Aloo Baingan – Eggplant and Potato Curry
- 1 small to medium (~450 g) globe variety eggplant, unpeeled
- ¼ cup neutral oil, plus more for pan-frying the eggplant
- 1 tsp cumin seeds
- 1 medium (~245 g) yellow onion, finely chopped
- 6-7 (~1 tbsp) garlic cloves, crushed
- 1- inch (~1 tbsp) piece ginger, crushed
- 2 medium (~300 g) tomatoes (or 3 small), finely chopped
- 1 small green chili pepper such as Thai or Serrano, sliced
- 1 tsp coriander powder
- 1 tsp cumin powder
- 1/4-1/2 tsp red chili powder, or to taste
- 1/2 tsp turmeric powder
- 1/2 tsp ground black pepper
- 2 tsp kosher salt, or 1 1/2 tsp sea salt
- 2 medium (400-450 g) russet potatoes, peeled and cubed into ¾-1” cubes (place in a bowl of water to prevent browning)
- 2 tbsp cilantro leaves, finely chopped
- ¼ tsp garam masala or chaat masala, optional
- 1 tsp lemon juice
- Heavy-bottomed pan with lid
- Slice off the stem of the eggplant. Then continue to slice the eggplant widthwise into 3/4 inch-thick rounds. Dice the rounds into 1-inch cubes.
- Place a large, nonstick skillet over medium-high heat. Add ¼ cup oil to lightly coat the bottom of the skillet. Add the eggplant in a single layer (you may need to do this in 2 batches) and pan-fry for 3 minutes, until golden brown. Then flip the pieces and pan-fry for another 2-3 minutes. Add oil as needed and distribute as needed because the eggplant has a tendency to absorb oil. Remove onto a plate and set aside. (See Note 1)
- Heat oil in a heavy bottomed pan over medium-high heat. Once hot, add the cumin seeds and allow them to sizzle for a few seconds. Add the onion and sauté, stirring frequently, until lightly golden (~8-10 min). Deglaze with 2 tbsp of water.

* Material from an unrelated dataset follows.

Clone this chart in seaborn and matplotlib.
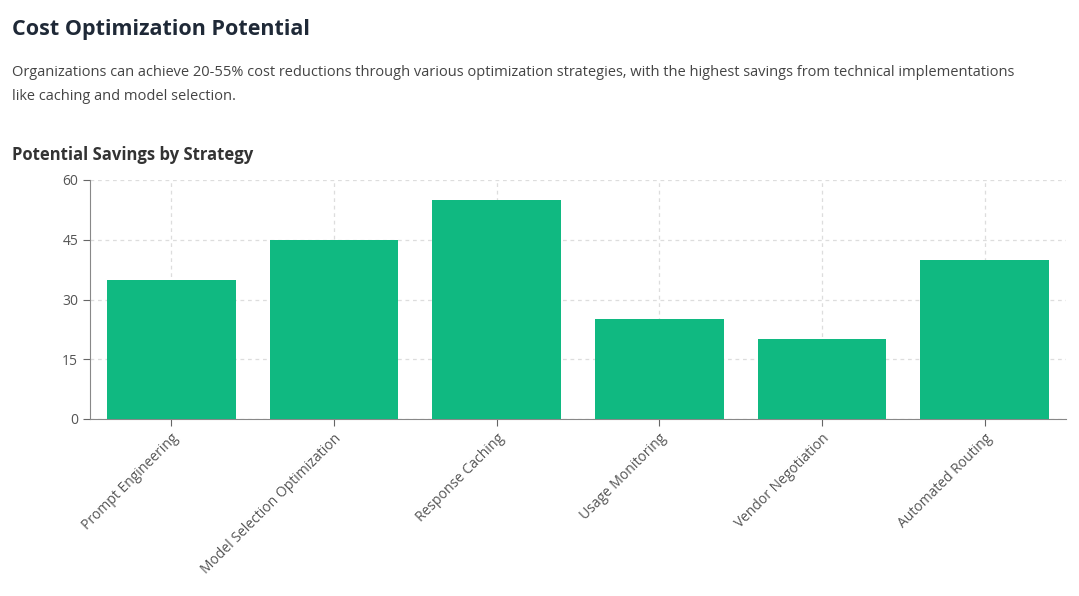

- Once the water dries up, add the garlic and ginger and sauté for another minute, until the raw smell disappears and the onions deepen in color. Add the tomatoes, green chili pepper, all spice powders (except garam masala), and salt. Cook until the tomatoes are soft and the oil begins to separate from them (~4-5 minutes). If needed, add 2 tbsp of water to deglaze the pan and help the tomatoes disintegrate into the masala.
- Once the oil has separated from the curry base/masala, add the potatoes. Sauté for another 2-3 minutes to soften. Add 1/2 cup water and stir to mix.
- Turn the heat down to low-medium, cover, and cook for 10 minutes. Stir in the pan-fried eggplant (See Note 2) and cook for another 15-17 minutes, stirring occasionally. If it's sticking to the bottom of the pan, deglaze with 1/4 cup of water. The eggplant should get mushy and the potato should be very tender.
- If needed, raise the heat and sauté for 2-3 minutes, until the oil starts to separate again and most of the eggplant has disintegrated into the masala.
- Adjust salt and seasoning if needed. Turn off the heat and sprinkle in cilantro, garam masala or chaat masala (if using), and lemon juice. Serve hot with roti, naan, or any type of bread.
- place the eggplants in a large bowl and fill with water to prevent browning.
- add the potatoes & eggplant at the same time (Step 5). This will make disintegrated eggplant and in-tact potatoes.